WRITTEN TASK:
Print exactly the lines from the first one down to the line that contains "/* ================= DATA ================= */", both included, and skip the pictures.

MATERIAL:
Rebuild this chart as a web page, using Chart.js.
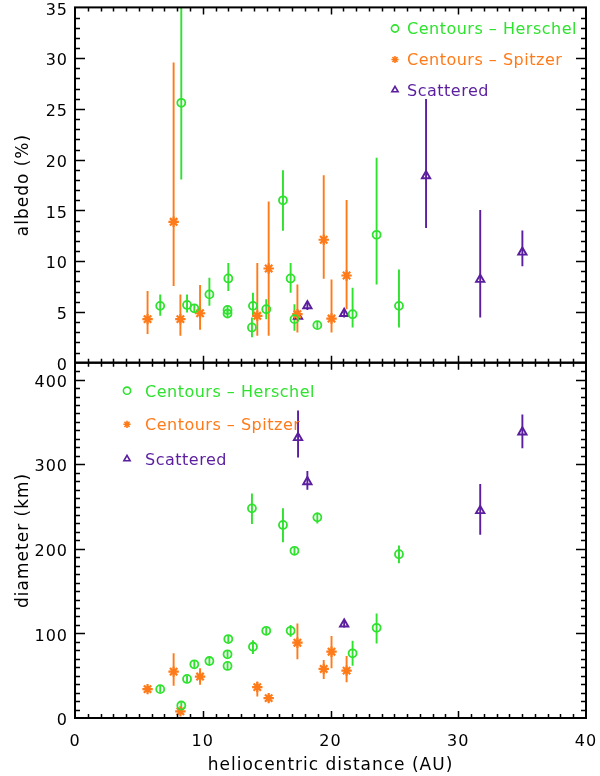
<!DOCTYPE html>
<html>
<head>
<meta charset="utf-8">
<script src="https://cdn.jsdelivr.net/npm/chart.js@4.4.1/dist/chart.umd.min.js"></script>
<style>
  html, body { margin: 0; padding: 0; background: #fff; }
  canvas { display: block; }
</style>
</head>
<body>
<canvas id="chart" width="600" height="776"></canvas>
<script>
/* ================= DATA ================= */

// Centaurs - Herschel
const herschelDist   = [6.67, 8.32, 8.77, 9.34, 10.52, 12.0, 11.94, 11.94, 13.85, 13.93, 14.97, 16.28, 16.88, 17.18, 18.97, 21.73, 23.61, 25.36];
const herschelAlb    = [5.6, 25.6, 5.69, 5.36, 6.73, 8.3, 5.2, 4.84, 3.47, 5.6, 5.27, 16.0, 8.3, 4.29, 3.7, 4.78, 12.6, 5.6];
const herschelAlbLo  = [4.62, 18.05, 4.94, 4.95, 5.6, 7.06, 4.85, 4.5, 2.5, 4.62, 4.29, 12.99, 6.9, 3.15, 3.35, 3.47, 7.71, 3.47];
const herschelAlbHi  = [6.73, 40, 6.73, 5.75, 8.37, 9.83, 5.55, 5.2, 4.45, 6.9, 6.25, 18.96, 9.83, 5.75, 4.05, 7.39, 20.18, 9.18];
const herschelDiam   = [34.1, 14.8, 46.2, 63.5, 67.4, 93.3, 75.3, 61.5, 247.8, 84.2, 103.1, 228.2, 103.1, 197.6, 237.2, 76.5, 106.6, 193.6];
const herschelDiamLo = [30, 11, 42, 59.5, 63.4, 89.3, 71.3, 57.5, 229.4, 75.6, 99, 207.8, 96, 193.6, 230, 61.9, 88.2, 183];
const herschelDiamHi = [38, 18.6, 50, 67.5, 71.4, 97.3, 79.3, 65.5, 265.4, 92, 107, 247.8, 109.8, 201.6, 243, 91.3, 123.5, 203.9];

// Centaurs - Spitzer
const spitzerDist   = [5.68, 7.72, 8.25, 9.79, 14.27, 15.16, 17.41, 19.47, 20.08, 21.26];
const spitzerAlb    = [4.29, 13.88, 4.29, 4.87, 4.62, 9.28, 4.78, 12.11, 4.35, 8.59];
const spitzerAlbLo  = [2.82, 7.55, 2.66, 3.25, 2.66, 2.66, 2.98, 8.27, 2.98, 5.26];
const spitzerAlbHi  = [7.07, 29.57, 6.73, 7.65, 9.83, 15.87, 7.71, 18.47, 8.2, 16.03];
const spitzerDiam   = [34.1, 54.8, 7.8, 49, 36.5, 23.5, 89, 58, 78.4, 56];
const spitzerDiamLo = [30, 38, 4, 39.2, 25.4, 19.5, 69.4, 46.2, 58.8, 42.4];
const spitzerDiamHi = [38, 76.5, 11.6, 58.8, 43, 27.5, 111.8, 68.6, 96.8, 73.3];

// Scattered disk objects (no diameter for the one at 27.5 AU)
const scatDist   = [17.46, 18.19, 21.07, 27.48, 31.72, 35.02];
const scatAlb    = [4.55, 5.6, 4.84, 18.41, 8.2, 10.88];
const scatAlbLo  = [4.1, 5.2, 4.45, 13.26, 4.45, 9.51];
const scatAlbHi  = [5.0, 6.0, 5.25, 25.98, 15.05, 13.03];
const scatDiam   = [331.3, 279.2, 111, null, 245, 338];
const scatDiamLo = [307.8, 269.8, 107, null, 216.5, 318.8];
const scatDiamHi = [363.5, 292.1, 115, null, 276.5, 358.8];

const legendLabels = ["Centours \u2013 Herschel", "Centours \u2013 Spitzer", "Scattered"];

/* ================= STYLE ================= */

const GREEN = "#2ee22e";
const ORANGE = "#ff7a18";
const PURPLE = "#5a1e9e";
const FONT = "'DejaVu Sans', sans-serif";
const NONE = "rgba(0,0,0,0)";

const markers = [
  { color: GREEN,  pointStyle: "circle",   radius: 4,   borderWidth: 1.8 },
  { color: ORANGE, pointStyle: "star",     radius: 5.2, borderWidth: 2.2 },
  { color: PURPLE, pointStyle: "triangle", radius: 4.8, borderWidth: 1.9 }
];

function points(xs, ys, lo, hi) {
  const out = [];
  xs.forEach((x, i) => {
    if (ys[i] != null) out.push({ x, y: ys[i], lo: lo[i], hi: hi[i] });
  });
  return out;
}

function dataset(data, m, axis) {
  return {
    data,
    yAxisID: axis,
    borderColor: m.color,
    backgroundColor: NONE,
    pointStyle: m.pointStyle,
    pointRadius: m.radius,
    pointHoverRadius: m.radius,
    pointBorderWidth: m.borderWidth,
    pointBackgroundColor: NONE,
    pointBorderColor: m.color,
    showLine: false
  };
}

/* ================= PLUGINS ================= */

const errorBars = {
  id: "errorBars",
  beforeDatasetsDraw(chart) {
    const ctx = chart.ctx;
    const xs = chart.scales.x;
    chart.data.datasets.forEach(ds => {
      const ys = chart.scales[ds.yAxisID];
      ctx.save();
      ctx.beginPath();
      ctx.rect(xs.left, ys.top, xs.right - xs.left, ys.bottom - ys.top);
      ctx.clip();
      ctx.strokeStyle = ds.borderColor;
      ctx.lineWidth = 1.9;
      ds.data.forEach(p => {
        const px = xs.getPixelForValue(p.x);
        ctx.beginPath();
        ctx.moveTo(px, ys.getPixelForValue(p.lo));
        ctx.lineTo(px, ys.getPixelForValue(p.hi));
        ctx.stroke();
      });
      ctx.restore();
    });
  }
};

// IDL style box with inward ticks on all four sides of each panel
const frame = {
  id: "frame",
  afterDraw(chart) {
    const ctx = chart.ctx;
    const xs = chart.scales.x;
    const panels = [["yA", 5, 1], ["yD", 100, 10]];
    ctx.save();
    ctx.strokeStyle = "#000";
    panels.forEach(([id, major, minor]) => {
      const ys = chart.scales[id];
      const l = xs.left, r = xs.right, t = ys.top, b = ys.bottom;
      ctx.lineWidth = 1.5;
      ctx.beginPath();
      for (let i = 1; i < 40; i++) {
        const px = Math.round(xs.getPixelForValue(i)) + 0.5;
        const len = i % 10 === 0 ? 7 : 4;
        ctx.moveTo(px, b); ctx.lineTo(px, b - len);
        ctx.moveTo(px, t); ctx.lineTo(px, t + len);
      }
      const n = Math.round((ys.max - ys.min) / minor);
      for (let i = 1; i < n; i++) {
        const v = ys.min + i * minor;
        const py = Math.round(ys.getPixelForValue(v)) + 0.5;
        const len = (i * minor) % major === 0 ? 10 : 5;
        ctx.moveTo(l, py); ctx.lineTo(l + len, py);
        ctx.moveTo(r, py); ctx.lineTo(r - len, py);
      }
      ctx.stroke();
      ctx.lineWidth = 2;
      ctx.strokeRect(l, t, r - l, b - t);
    });
    ctx.restore();
  }
};

const legends = {
  id: "legends",
  afterDraw(chart) {
    const ctx = chart.ctx;
    const boxes = [
      { sx: 395, tx: 407, rows: [28.5, 59.5, 90] },
      { sx: 127, tx: 145, rows: [390.7, 424.3, 459] }
    ];
    ctx.save();
    ctx.letterSpacing = "0.5px";
    ctx.font = "16px " + FONT;
    ctx.textBaseline = "alphabetic";
    boxes.forEach(box => {
      markers.forEach((m, i) => {
        const y = box.rows[i];
        ctx.strokeStyle = m.color;
        ctx.fillStyle = NONE;
        ctx.lineWidth = 1.6;
        Chart.helpers.drawPoint(ctx, { pointStyle: m.pointStyle, radius: 3.6, borderWidth: 1.6, rotation: 0 }, box.sx, y);
        ctx.fillStyle = m.color;
        ctx.fillText(legendLabels[i], box.tx, y + 5.8);
      });
    });
    ctx.restore();
  }
};

const spacing = {
  id: "spacing",
  beforeDraw(chart) { chart.ctx.letterSpacing = "1px"; }
};

/* ================= CHART ================= */

function yAxis(min, max, step, title) {
  return {
    type: "linear",
    position: "left",
    stack: "panels",
    stackWeight: 1,
    min, max,
    grid: { display: false, drawTicks: false },
    border: { display: false },
    ticks: {
      stepSize: step,
      includeBounds: false,
      color: "#000",
      font: { family: FONT, size: 16 },
      padding: 7,
      labelOffset: 3
    },
    title: {
      display: true,
      text: title,
      color: "#000",
      font: { family: FONT, size: 17 },
      padding: { top: 13, bottom: 0 }
    },
    afterFit(s) { s.width = 75; s.paddingTop = 0; s.paddingBottom = 0; }
  };
}

new Chart(document.getElementById("chart"), {
  type: "scatter",
  data: {
    datasets: [
      dataset(points(herschelDist, herschelAlb, herschelAlbLo, herschelAlbHi), markers[0], "yA"),
      dataset(points(spitzerDist, spitzerAlb, spitzerAlbLo, spitzerAlbHi), markers[1], "yA"),
      dataset(points(scatDist, scatAlb, scatAlbLo, scatAlbHi), markers[2], "yA"),
      dataset(points(herschelDist, herschelDiam, herschelDiamLo, herschelDiamHi), markers[0], "yD"),
      dataset(points(spitzerDist, spitzerDiam, spitzerDiamLo, spitzerDiamHi), markers[1], "yD"),
      dataset(points(scatDist, scatDiam, scatDiamLo, scatDiamHi), markers[2], "yD")
    ]
  },
  options: {
    responsive: false,
    devicePixelRatio: 1,
    animation: false,
    layout: { padding: { top: 3, right: 14, left: 0, bottom: 0 } },
    plugins: {
      legend: { display: false },
      tooltip: { enabled: false }
    },
    scales: {
      x: {
        type: "linear",
        position: "bottom",
        min: 0, max: 40,
        grid: { display: false, drawTicks: false },
        border: { display: false },
        ticks: {
          stepSize: 10,
          color: "#000",
          font: { family: FONT, size: 16 },
          padding: 14,
          maxRotation: 0
        },
        title: {
          display: true,
          text: "heliocentric distance (AU)",
          color: "#000",
          font: { family: FONT, size: 17 },
          padding: { top: 0, bottom: 0 }
        },
        afterFit(s) { s.height = 58; s.paddingLeft = 0; s.paddingRight = 0; }
      },
      yD: yAxis(0, 420, 100, "diameter (km)"),
      yA: yAxis(0, 35, 5, "albedo (%)")
    }
  },
  plugins: [spacing, errorBars, frame, legends]
});
</script>
</body>
</html>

CORRECT ANSWER:
Rebuild this chart as a web page, using Chart.js.
<!DOCTYPE html>
<html>
<head>
<meta charset="utf-8">
<script src="https://cdn.jsdelivr.net/npm/chart.js@4.4.1/dist/chart.umd.min.js"></script>
<style>
  html, body { margin: 0; padding: 0; background: #fff; }
  canvas { display: block; }
</style>
</head>
<body>
<canvas id="chart" width="600" height="776"></canvas>
<script>
/* ================= DATA ================= */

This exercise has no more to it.